As FB grew up, Test Match Special on Radio 3 was discovered and revered.  Long mornings in the summer holidays would be spent lounging in the garden - yes I'll mow the lawn today Dad - with John Arlott and Brian Johnston.  How could that ever be bettered?

FB's last cricketing in Aberdeen was in the summer when he left school.
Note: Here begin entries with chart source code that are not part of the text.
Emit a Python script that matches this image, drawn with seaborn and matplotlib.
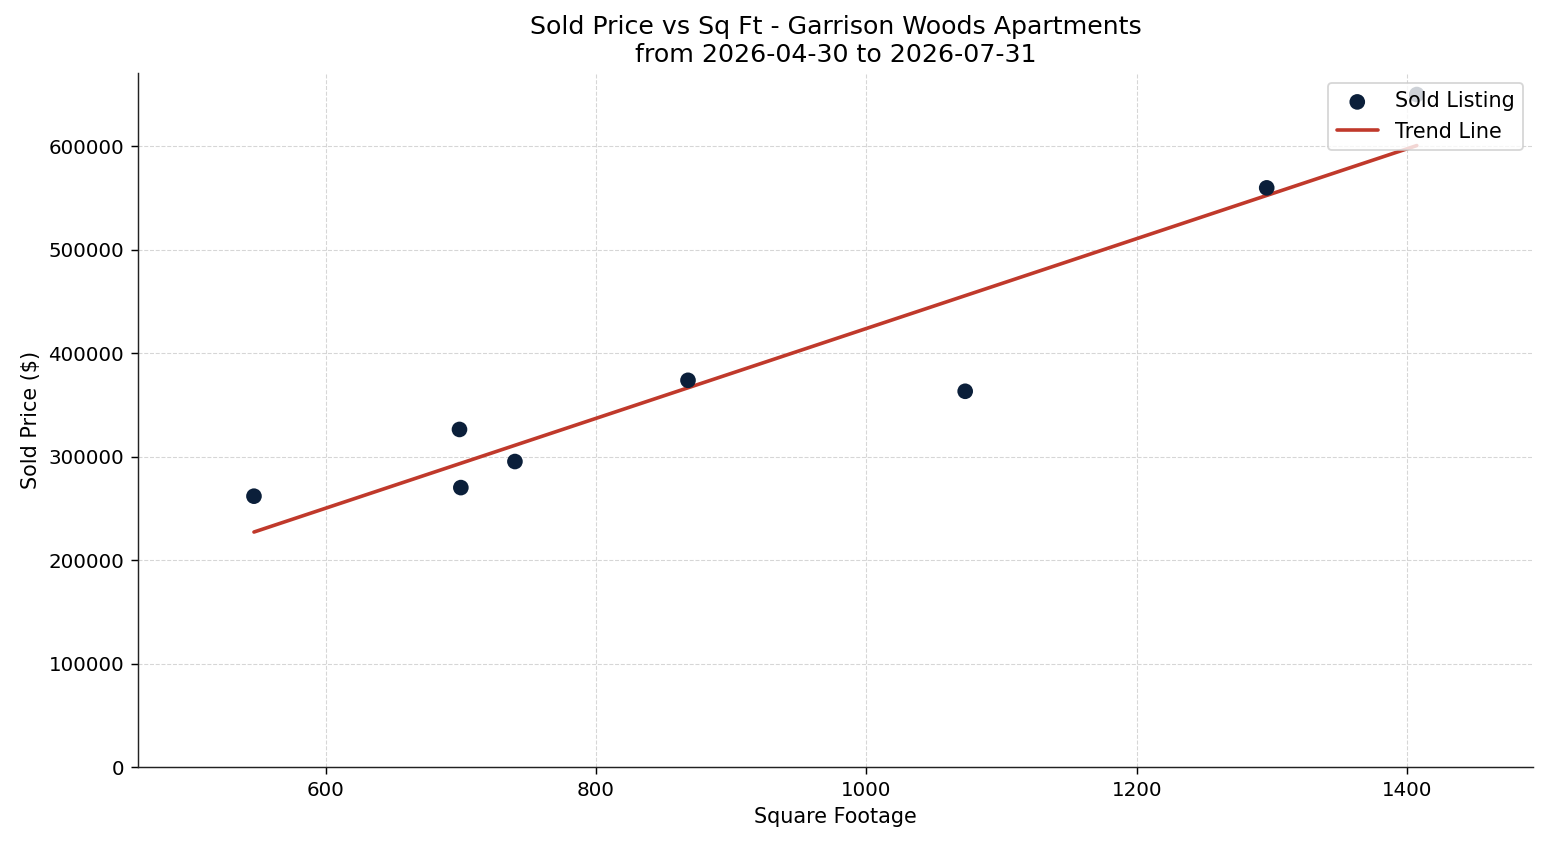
import numpy as np
import pandas as pd
import seaborn as sns
import matplotlib
matplotlib.use("Agg")
import matplotlib.pyplot as plt

# sold listings
sqft = [547, 699, 700, 740, 868, 1073, 1296, 1407]
price = [262000, 326500, 270300, 295500, 374000, 363400, 560000, 650200]

df = pd.DataFrame({"sqft": sqft, "price": price})

sns.set_style("white")
plt.rcParams["text.color"] = "black"
plt.rcParams["axes.labelcolor"] = "black"
plt.rcParams["xtick.color"] = "black"
plt.rcParams["ytick.color"] = "black"

fig, ax = plt.subplots(figsize=(11.9, 6.5), dpi=130)
fig.subplots_adjust(left=0.089, right=0.991, top=0.914, bottom=0.092)

sns.scatterplot(data=df, x="sqft", y="price", color="#0b1f3a", s=75,
                edgecolor="none", label="Sold Listing", ax=ax, zorder=3)
sns.regplot(data=df, x="sqft", y="price", scatter=False, ci=None,
            color="#c0392b", label="Trend Line", line_kws={"lw": 2}, ax=ax)

pad = (max(sqft) - min(sqft)) * 0.1
ax.set_xlim(min(sqft) - pad, max(sqft) + pad)
ax.set_ylim(0, None)

ax.set_title("Sold Price vs Sq Ft - Garrison Woods Apartments\nfrom 2026-04-30 to 2026-07-31", fontsize=14)
ax.set_xlabel("Square Footage", fontsize=11.5)
ax.set_ylabel("Sold Price ($)", fontsize=11.5)
ax.tick_params(axis="both", labelsize=11, length=4, left=True, bottom=True)
ax.grid(True, linestyle="--", linewidth=0.6, color="#cccccc", alpha=0.8)
sns.despine(ax=ax)
ax.spines["left"].set_color("#222222")
ax.spines["bottom"].set_color("#222222")
ax.legend(loc="upper right", fontsize=11.5)

fig.savefig("out.png", dpi=130)
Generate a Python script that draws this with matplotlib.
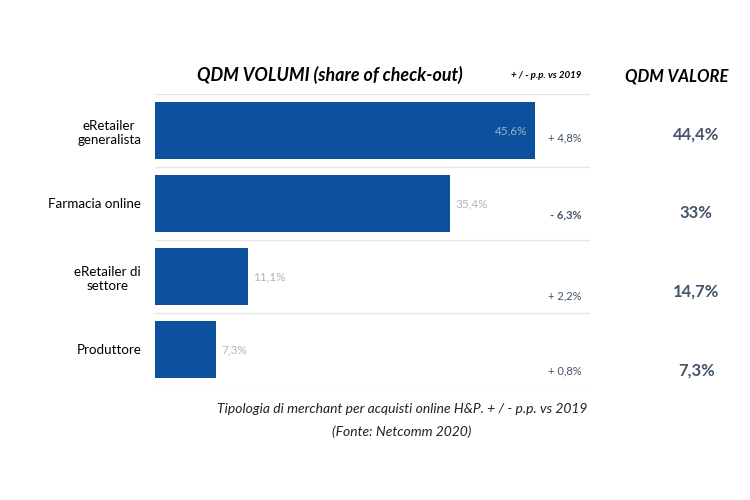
import matplotlib

matplotlib.use("Agg")
import matplotlib.pyplot as plt

plt.rcParams["font.family"] = ["Lato", "DejaVu Sans"]

categories = ["eRetailer\ngeneralista", "Farmacia online", "eRetailer di\nsettore", "Produttore"]
volumi = [45.6, 35.4, 11.1, 7.3]
volumi_labels = ["45,6%", "35,4%", "11,1%", "7,3%"]
delta_labels = ["+ 4,8%", "- 6,3%", "+ 2,2%", "+ 0,8%"]
valore_labels = ["44,4%", "33%", "14,7%", "7,3%"]

BAR_COLOR = "#0c519e"
SLATE = "#44546a"
LABEL_GREY = "#b4b4b4"

fig = plt.figure(figsize=(7.5, 5), dpi=100)
ax = fig.add_axes([0.2067, 0.228, 0.5803, 0.584])

pos = list(range(len(categories)))
ax.barh(pos, volumi, height=0.77, color=BAR_COLOR, zorder=2)
ax.set_xlim(0, 52.2)
ax.set_ylim(len(categories) - 0.5, -0.5)

for boundary in [-0.5, 0.5, 1.5, 2.5, 3.5]:
    ax.axhline(boundary, color="#e6e6e6", lw=1, zorder=1)

for spine in ax.spines.values():
    spine.set_visible(False)
ax.set_xticks([])
ax.set_yticks(pos)
ax.set_yticklabels(categories, fontsize=9.6, multialignment="center")
ax.tick_params(axis="y", length=0, pad=10)

for i, (v, lab) in enumerate(zip(volumi, volumi_labels)):
    if i == 0:
        ax.text(v - 0.9, i, lab, ha="right", va="center", color="#9fb0c8", fontsize=8.5)
    else:
        ax.text(v + 0.6, i, lab, ha="left", va="center", color=LABEL_GREY, fontsize=8.5)

delta_offsets = [0.1, 0.16, 0.26, 0.3]
for i, (lab, off) in enumerate(zip(delta_labels, delta_offsets)):
    weight = "bold" if lab.startswith("-") else "normal"
    ax.text(51.2, i + off, lab, ha="right", va="center", color=SLATE,
            fontsize=8, fontweight=weight)

val_offsets = [0.06, 0.13, 0.2, 0.29]
for i, (lab, off) in enumerate(zip(valore_labels, val_offsets)):
    ax.text(64.9, i + off, lab, ha="center", va="center", color=SLATE,
            fontsize=12, fontweight="bold")

fig.text(0.44, 0.85, "QDM VOLUMI (share of check-out)", ha="center", va="center",
         fontsize=12.9, fontweight="bold", style="italic")
fig.text(0.728, 0.85, "+ / - p.p. vs 2019", ha="center", va="center",
         fontsize=7, fontweight="bold", style="italic")
fig.text(0.902, 0.846, "QDM VALORE", ha="center", va="center",
         fontsize=12, fontweight="bold", style="italic")

fig.text(0.536, 0.182, "Tipologia di merchant per acquisti online H&P. + / - p.p. vs 2019",
         ha="center", va="center", fontsize=10, style="italic", color="#222222")
fig.text(0.536, 0.136, "(Fonte: Netcomm 2020)",
         ha="center", va="center", fontsize=10, style="italic", color="#222222")

fig.savefig("out.png", dpi=100)
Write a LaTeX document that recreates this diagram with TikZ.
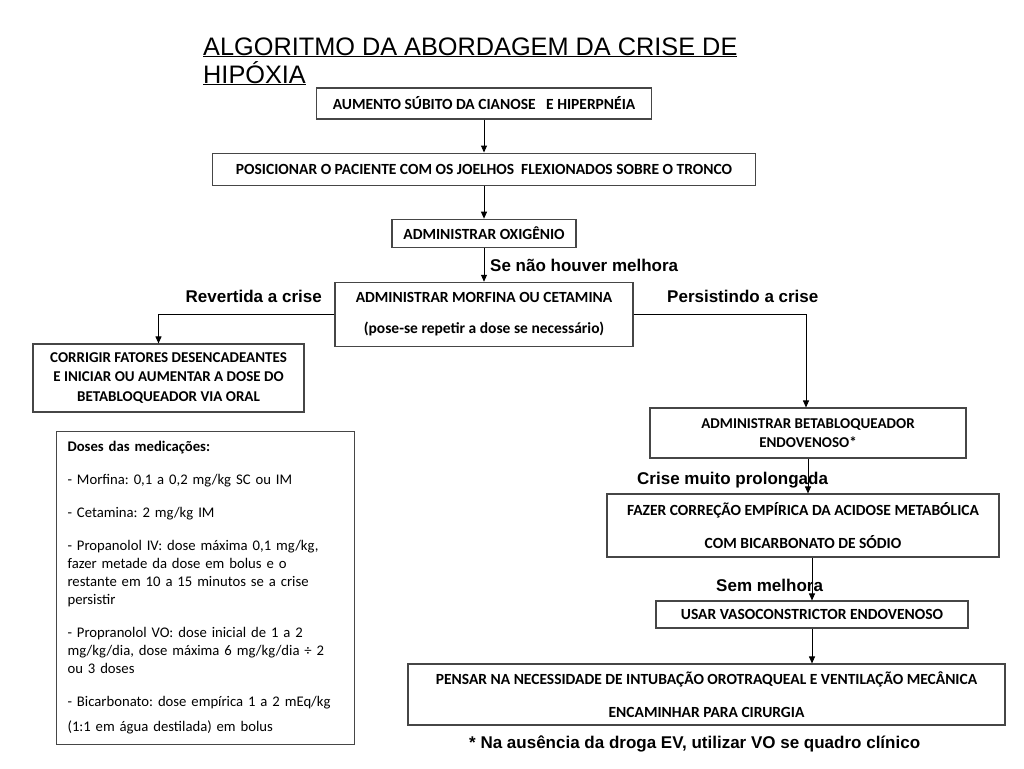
\documentclass[tikz,border=0pt]{standalone}
\usepackage{fontspec}
\setmainfont{Carlito}
\newfontfamily\arialfont{Liberation Sans}
\usetikzlibrary{arrows.meta,positioning}
\definecolor{boxline}{RGB}{70,70,70}
\frenchspacing

\begin{document}
\begin{tikzpicture}[
  x=1pt, y=-1pt,
  node distance=33pt and 20pt,
  box/.style={draw=boxline, line width=1.1pt, align=center, inner sep=3pt, font=\fontsize{15.5}{19.5}\selectfont\bfseries},
  smallbox/.style={box, font=\fontsize{15}{19.5}\selectfont\bfseries},
  arrow/.style={-{Triangle[length=7pt,width=6pt]}, line width=0.9pt},
  lbl/.style={font=\arialfont\fontsize{17}{20}\selectfont\bfseries, inner sep=0pt}
]
  \useasboundingbox (0,0) rectangle (1024,768);

  % titulo
  \node[anchor=base west, align=left, inner sep=0pt, font=\arialfont\fontsize{25.3}{28}\selectfont] (titulo) at (203,83)
    {\underline{ALGORITMO DA ABORDAGEM DA CRISE DE}\\\underline{HIPÓXIA}};

  % coluna central
  \node[box, minimum width=335pt, minimum height=31pt] (cianose) at (484,103.5) {AUMENTO SÚBITO DA CIANOSE\ \ \ E HIPERPNÉIA};
  \node[box, below=33pt of cianose, minimum width=543pt, minimum height=32pt] (posicao) {POSICIONAR O PACIENTE COM OS JOELHOS\ \ FLEXIONADOS SOBRE O TRONCO};
  \node[box, below=33pt of posicao, minimum width=184pt, minimum height=28pt] (oxigenio) {ADMINISTRAR OXIGÊNIO};
  \node[box, below=34pt of oxigenio, minimum width=298pt, minimum height=64pt] (morfina) {ADMINISTRAR MORFINA OU CETAMINA\\[12pt](pose-se repetir a dose se necessário)};

  % ramo esquerdo
  \node[smallbox, minimum width=271pt, minimum height=68pt] (corrigir) at (168.5,378) {CORRIGIR FATORES DESENCADEANTES\\E INICIAR OU AUMENTAR A DOSE DO\\BETABLOQUEADOR VIA ORAL};
  \node[draw=boxline, line width=1.1pt, anchor=north west, minimum width=298pt, minimum height=313pt, inner xsep=11pt,
        text width=276pt, align=left, font=\fontsize{14.7}{18}\selectfont] (doses) at (56,431)
    {{\bfseries Doses das medicações:}\\[15pt]
     - Morfina: 0,1 a 0,2 mg/kg SC ou IM\\[15pt]
     - Cetamina: 2 mg/kg IM\\[15pt]
     - Propanolol IV: dose máxima 0,1 mg/kg,\\fazer metade da dose em bolus e o\\restante em 10 a 15 minutos se a crise\\persistir\\[15pt]
     - Propranolol VO: dose inicial de 1 a 2\\mg/kg/dia, dose máxima 6 mg/kg/dia ÷ 2\\ou 3 doses\\[15pt]
     - Bicarbonato: dose empírica 1 a 2 mEq/kg\\[7pt]
     (1:1 em água destilada) em bolus};

  % ramo direito
  \node[smallbox, minimum width=316pt, minimum height=50pt] (betabloq) at (808,433) {ADMINISTRAR BETABLOQUEADOR\\ENDOVENOSO*};
  \node[box, minimum width=392pt, minimum height=63pt] (acidose) at (803,525.5) {FAZER CORREÇÃO EMPÍRICA DA ACIDOSE METABÓLICA\\[13pt]COM BICARBONATO DE SÓDIO};
  \node[box, minimum width=312pt, minimum height=27pt] (vaso) at (812,614.5) {USAR VASOCONSTRICTOR ENDOVENOSO};
  \node[box, minimum width=597pt, minimum height=61pt] (cirurgia) at (706.5,694.5) {PENSAR NA NECESSIDADE DE INTUBAÇÃO OROTRAQUEAL E VENTILAÇÃO MECÂNICA\\[14pt]ENCAMINHAR PARA CIRURGIA};

  % rotulos
  \node[lbl, anchor=west] (naomelhora) at (490,265) {Se não houver melhora};
  \node[lbl, anchor=east] (revertida) at (322,296) {Revertida a crise};
  \node[lbl, anchor=west] (persistindo) at (667,296) {Persistindo a crise};
  \node[lbl, anchor=west] (prolongada) at (637,480) {Crise muito prolongada};
  \node[lbl, anchor=west] (semmelhora) at (716,585) {Sem melhora};
  \node[lbl, anchor=west] (nota) at (469,744) {* Na ausência da droga EV, utilizar VO se quadro clínico};

  % setas
  \draw[arrow] (cianose) -- (posicao);
  \draw[arrow] (posicao) -- (oxigenio);
  \draw[arrow] (oxigenio) -- (morfina);
  \draw[arrow] (morfina.west) -| ([xshift=-10pt]corrigir.north);
  \draw[arrow] (morfina.east) -| ([xshift=-2pt]betabloq.north);
  \draw[arrow] (betabloq.south) -- (betabloq.south |- acidose.north);
  \draw[arrow] (acidose.south -| vaso.north) -- (vaso.north);
  \draw[arrow] (vaso.south) -- (vaso.south |- cirurgia.north);
\end{tikzpicture}
\end{document}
The AGSFP 3rd team being desperate, he was summoned as an enthusiastic eleventh fielder for a couple of games.  One of those was in the grounds of Balmoral where Her Majesty walked her corgis round the boundary.  FB remembers having to restrain potentially treasonous language at a misfield because of her presence.  But playing in front of the Queen is not something that many of Carlton's elite can claim.  Sadly the Queen affects to have no memory of this major sporting event.

And so the sun dims on these early days.  The stumps of a blissful childhood are drawn.  Youth is indeed wasted on the young.  The googlies and flippers of adolescence and adulthood have to be faced.  But what a base for an unending love of cricket.

Son - unlike father
FB feels a huge debt of gratitude to his Dad for having stimulated quietly and unobtrusively his interest  in this game.   His Dad now lives in Linlithgow and still wanders round Boghall  as he did at Mannofield all those golden summers ago. (Of course unlike subtropical Aberdeen of all those years ago it rains now and again in West Lothian.)  He still longs for the returnof Jim Laker to the England team. 
But Fantasy Bob also has a huge sense of lost opportunity that he never had coaching or more playing opportunities as he grew up.  What did he miss?  He could have been a contender............ Marlon Brando's words in On the Waterfront - tru for everyone in some way.

Fantasy Bob didn't come to play cricket regularly until several years later - anotehr story for another day - and found out how hard the skills are to develop. 

That is  why he will eulogise the junior set up at Carlton at any opportunity - it has given FB's son Neil all the structure he never had.  It will set him up for life.